Kamis, 07 Oktober 2021

Kejahiliyyahan di Bulan Suro

Suro adalah nama bulan pertama dalam hitungan kalender Jawa. Kalau dalam kalender Hijriyyah, bulan Suro jatuhnya bertepatan dengan bulan Muharram, yaitu bulan pertama dalam hitungan kalender Islam (Hijriyyah).

Bulan Suro punya nilai istimewa dalam keyakinan mayoritas masyarakat kita, terutama bagi orang-orang Jawa atau yang merasa punya keturunan orang Jawa. Banyak di antara mereka meyakini bahwa bulan Suro merupakan bulan Keramat. Keramat bukan dalam artian mulia, tapi menjurus pada kekuatan mistis dan majic.

 

Ritual Bulan Suro

Entah sejak kapan keyakinan itu muncul dan mewabah di masyarakat Jawa. Yang jelas, sampai sekarang mereka mempunyai agenda ritual tahunan pada bulan Suro ini. Ritual yang bersifat individu, kelompok, atau nasional dalam lingkup wilayah kerajaan di zaman dahulu.

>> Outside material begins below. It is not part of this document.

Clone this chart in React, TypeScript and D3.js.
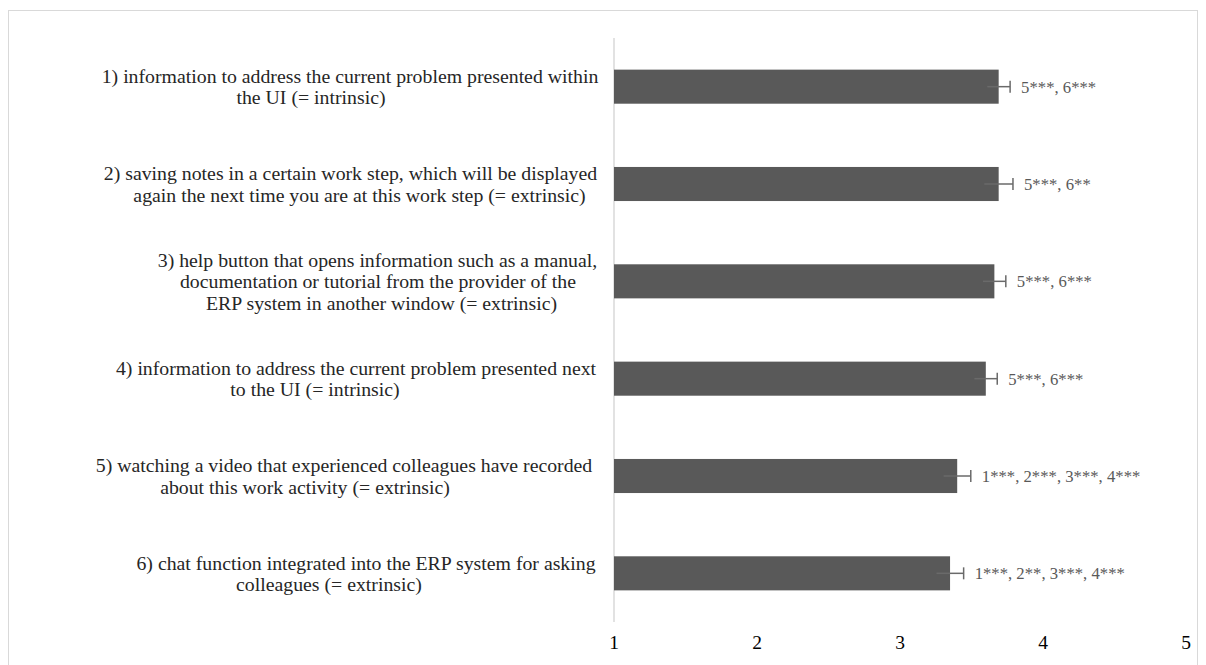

Di antara ritual tersebut adalah memandikan pusaka. Setiap orang yang punya benda pusaka atau yang sejenisnya, pasti menunggu datangnya bulan Suro ini. Mereka berkeyakinan, bahwa bulan ini adalah bulan yang paling tepat untuk meruwat pusaka atau benda keramat lainnya. Mulai dari membersihkan, memandikan, mengganti sarung atau kerangkanya, sampai dengan melakukan ritual khusus lainnya agar ‘kekeramatan’ benda itu tidak sirna, atau supaya makin bertuah.

Beberapa keraton yang masih ada malah punya agenda resmi dan rutin untuk melakukan ritual tersebut secara massal atau besar-besaran. Seperti di Yogyakarta, Surakarta, Cirebon, dan Solo Jawa Tengah.

Tapi ironisnya, di sisi lain ada juga mereka yang meyakini bahwa bulan Suro merupakan bulan sial. Sehingga mereka tidak berani menggelar hajatan di bulan ini. Dalam bulan ini, terutama di 10 hari pertama, mereka melakukan ritual yang diyakini bisa membuang sial. Ada ritual kungkum (mandi berendam) di sungai, sumur, mata air, air terjun, danau, atau tempat pemandian tertentu untuk membuang sial yang melekat di badan. Atau memandikan mobil, motor, sepeda atau peralatan hidup lainnya, agar benda-benda itu tidak membawa sial.